In the land of Pampers, Pringles and Gillette, the marathon is seen as bringing about balance and well-being. Not to mention integration, quite an important
consideration in a company with 64 nationalities under the same roof. With this inspiration, Myriam, a fellow novice, who has signed up for the half-marathon no longer feels the cold.

And Dominique no longer snores! Last year, he seized his chance. “It was a now-or-never thing. Two years before, I’d broken my knee skiing. Why not give it a try, I thought? There were guys around older or fatter than me and they had managed. So, why not me?” And he too made it to the finish.

On Sunday, that will be the target for all of them.

The marathon according to Jim Lafferty

Not the guru type. Jim Lafferty, a native of Cincinnati, is the vice-president of the Family Care department at the European headquarters of Procter & Gamble. Before settling in Geneva, he had moved around and worked in Morocco and in Poland – and has tattoos on his left ankle to prove it. A passionate enthusiast for the marathon, he decided that the city just had to have its own event.

A physiologist by training, Jim discovered the marathon at the age of 18. “A girlfriend bet me that a 400 metre specialist like myself could never run a marathon. I took the bet and, though it nearly killed me, I won the five hundred dollars. It just goes to show that anyone can rise to the challenge.

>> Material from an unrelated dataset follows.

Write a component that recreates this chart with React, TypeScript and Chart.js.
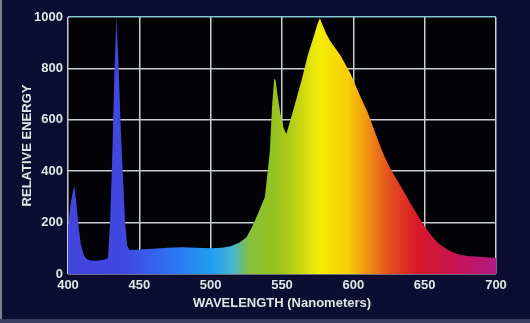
import { useEffect, useRef } from "react";
import { Chart, registerables } from "chart.js";

Chart.register(...registerables);

// Wavelength (nm) samples and relative energy
const wavelengths = [
  400, 401.5, 403, 404.5, 406, 407.5, 409, 411, 413, 416, 420, 424, 427,
  428, 429.5, 431, 432.5, 434, 435.5, 437, 438.5, 440, 441.5, 443,
  450, 460, 470, 480, 490, 500, 508, 514, 520, 525, 529, 532, 535, 538,
  540, 541.5, 543, 544.5, 545.5, 547, 549, 551, 553, 556, 560, 564, 568,
  572, 575, 576.5, 578, 581, 584, 591, 598, 605, 610, 614, 618, 622, 626,
  630, 636, 640, 645, 650, 655, 660, 665, 670, 675, 680, 690, 700,
];
const energy = [
  180, 260, 310, 340, 270, 180, 115, 74, 58, 53, 52, 54, 58,
  62, 200, 450, 780, 1000, 800, 560, 380, 200, 110, 93,
  95, 98, 102, 104, 102, 100, 102, 108, 122, 142, 183, 220, 260, 300,
  400, 480, 650, 760, 755, 690, 620, 570, 545, 600, 680, 760, 850,
  920, 975, 995, 975, 935, 905, 850, 780, 690, 630, 570, 510, 455, 410,
  372, 315, 275, 230, 185, 148, 118, 98, 84, 75, 70, 66, 62,
];

const xTickValues = [400, 450, 500, 550, 600, 650, 700];
const yTickValues = [0, 200, 400, 600, 800, 1000];

const xTitle = "WAVELENGTH (Nanometers)";
const yTitle = "RELATIVE ENERGY";

// Spectrum colour stops (wavelength -> colour)
const spectrumNm = [400, 440, 470, 500, 515, 527, 545, 562, 576, 597, 610, 625, 645, 675, 700];
const spectrumColors = [
  "#4444dc", "#4048e0", "#2f6ff0", "#1e9ef0", "#48b4d8", "#86c03a", "#94c21c",
  "#c6d412", "#f4ee06", "#f8cc06", "#f09014", "#e4501e", "#d81828", "#c41458", "#b21a86",
];

const labelColor = "#dfe6e6";
const gridColor = "#c6cece";
const topGridColor = "#86c8d2";

export default function App() {
  const canvasRef = useRef<HTMLCanvasElement | null>(null);

  useEffect(() => {
    const canvas = canvasRef.current;
    if (!canvas) return;

    const background = {
      id: "background",
      beforeDraw(chart: any) {
        const { ctx, chartArea, width, height } = chart;
        ctx.save();
        ctx.fillStyle = "#0d0d32";
        ctx.fillRect(0, 0, width, height);
        ctx.fillStyle = "#7c8494";
        ctx.fillRect(0, 0, 2, height);
        ctx.fillStyle = "#3a4260";
        ctx.fillRect(0, height - 4, width, 4);
        ctx.fillStyle = "#020207";
        ctx.fillRect(chartArea.left, chartArea.top, chartArea.right - chartArea.left, chartArea.bottom - chartArea.top);
        ctx.restore();
      },
    };

    const font = { family: "'Liberation Sans', Arial, sans-serif", size: 13, weight: "bold" as const };

    const chart = new Chart(canvas, {
      type: "line",
      data: {
        datasets: [
          {
            data: wavelengths.map((w, i) => ({ x: w, y: energy[i] })),
            fill: "origin",
            borderWidth: 0,
            pointRadius: 0,
            tension: 0,
            backgroundColor: (c: any) => {
              const { chart: ch } = c;
              const area = ch.chartArea;
              const xs = ch.scales.x;
              if (!area || !xs) return "#888";
              const g = ch.ctx.createLinearGradient(area.left, 0, area.right, 0);
              const span = area.right - area.left;
              spectrumNm.forEach((nm, i) => {
                const p = (xs.getPixelForValue(nm) - area.left) / span;
                g.addColorStop(Math.min(1, Math.max(0, p)), spectrumColors[i]);
              });
              return g;
            },
          },
        ],
      },
      options: {
        responsive: false,
        animation: false,
        devicePixelRatio: 1,
        layout: { padding: { top: 17, right: 34, left: 0, bottom: 0 } },
        plugins: { legend: { display: false }, tooltip: { enabled: false } },
        scales: {
          x: {
            type: "linear",
            min: 400,
            max: 700,
            afterBuildTicks: (s: any) => {
              s.ticks = xTickValues.map((v) => ({ value: v }));
            },
            afterFit: (s: any) => {
              s.height = 49;
            },
            ticks: { color: labelColor, font, padding: 4, maxRotation: 0, autoSkip: false, callback: (v: any) => String(v) },
            grid: { color: gridColor, lineWidth: 1.5, drawTicks: false },
            border: { display: false },
            title: { display: true, text: xTitle, color: labelColor, font, padding: { top: 0, bottom: 12 } },
          },
          y: {
            type: "linear",
            min: 0,
            max: 1000,
            afterBuildTicks: (s: any) => {
              s.ticks = yTickValues.map((v) => ({ value: v }));
            },
            afterFit: (s: any) => {
              s.width = 68;
            },
            ticks: { color: labelColor, font, padding: 5, callback: (v: any) => String(v) },
            grid: {
              color: (c: any) => (c.tick && c.tick.value === 1000 ? topGridColor : gridColor),
              lineWidth: 1.5,
              drawTicks: false,
            },
            border: { display: false },
            title: { display: true, text: yTitle, color: labelColor, font, padding: { top: 20, bottom: 0 } },
          },
        },
      },
      plugins: [background],
    } as any);

    return () => chart.destroy();
  }, []);

  return (
    <div style={{ position: "fixed", left: 0, top: 0, width: 530, height: 323 }}>
      <canvas ref={canvasRef} width={530} height={323} style={{ display: "block", width: 530, height: 323 }} />
    </div>
  );
}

Today, he swears by this test. “It’s great for character-building and it gives immense self-confidence to those who finish the course – only 1% of the population. He preaches his message at home too. On Sunday, his 14 year old daughter will be running alongside him showing that, at home as at work, team spirit and a sports culture co-exist happily.
Lafferty is a great motivator and above all a great communicator. “It’s only the last ten kilometres that are really hard. And then it’s your head that keeps you going.” He’s certainly managed to convince 302 of his colleagues and they are ready to follow him wherever he goes.



Geneva renews its ties with the urban marathon

Though the marathon does indeed dispatch its faithful devotees to toil through the dunes of the Sahara, the vineyards of Bordeaux or the slopes of the Jungfrau, it is above all an urban cult.

New York, with its 30, 000 competitors, its 12, 000 volunteers and its two million spectators has become the very archetype of this event, the grail of the macadam runners, these modern pilgrims who scour the planet in search of themselves. Is this a culture of hedonism or masochism? The tyranny of business? Whatever the answer, one thing is for certain and that is that no big city can buck this trend. Yesterday, from Cincinnati to Cracow, there were 8 international marathons on the schedule.

The city that submits to all these running feet exalts its identity and restores its unity. Under its aegis, the image of the despised urban jungle is cleansed of violence and pollution. For a day, all is harmony and a peace unbroken even by the irritable horns of the traffic.

For many years, Geneva excluded itself from this aristocratic sporting club, its marathon jettisoned back in the 1980s, after a spasm of narcissism and a desire to grow too quickly. Last year, however, thanks to courage and elbow grease of a handful of enthusiasts, the race was brought back, bright as a new pin.

For many people, this meant that a mistake had finally been corrected. “Geneva, an international and tourist city par excellence could not just stand on the sidelines of a phenomenon as universal as the marathon,” sums up Jim Lafferty, a Procter & Gamble executive in Geneva. “Its romance is its greatest attraction,” adds the American eulogist.
Yesterday, the Geneva marathon attracted more than 3, 000 competitors, a hundred more than in 2005. Together with the Course de l’Escalade with more than 20, 000 runners and the Tour du Canton with 2, 000, this resounding success confirms the robust health of running.
However, the race has not caught the popular imagination or stirred passions along the route. As we saw recently when the prologue to the Tour de Romandie was
shunned by the public, austere Geneva is less than keen on the sight of sweat, even in triumph. It will never be a New York or a Berlin.

In any case, isn’t it better to prefer runners with human faces and sentimental crowds? To carry on without forcing the pace, running at your own speed? Va piano, va sano.